As mentioned by Greg Zaal taking photos to use in textures can be full time project on it's own, especially if you want to take the time to make them reusable elsewhere in other projects, which frankly is the only situation I would see it being worth the trouble to make new textures from scratch.
As mentioned, textures should have as generic as possible lighting as to avoid visible shadows, lighting gradients and shading artifacts that would ruin tiling, an no reflections at all, since those will be added by the software from the virtual 3D scene at render time.
Besides that if you want them to have any value besides the very specific scope of the current project, reusable wood textures are generally desired to be tileable or repeatable.

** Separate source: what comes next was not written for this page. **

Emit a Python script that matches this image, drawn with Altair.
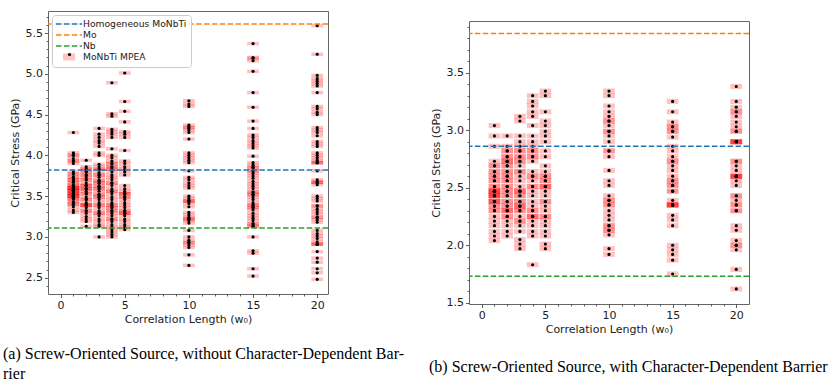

That means they are edited in image editing software in specific ways so they can be repeated side by side without noticeable seams or borders and avoiding repeating patterns.
So unless for some reason you want a very very realistic, down to specific wood features in the right places, and very true to the original recreation of your furniture (which is a perfectly valid goal, if that is what you want) I would recommend downloading some "off the shelf" generic textures from the internet.
There are plenty good quality tileable textures everywhere, I am sure you can find some that suit your need, with the same wood type or one that is similar enough.
One other desirable alternative you may be interested in, since your goal seems to be learning Blender, is to go the procedural way and try to use computer generated materials and textures which can have a high reuse value.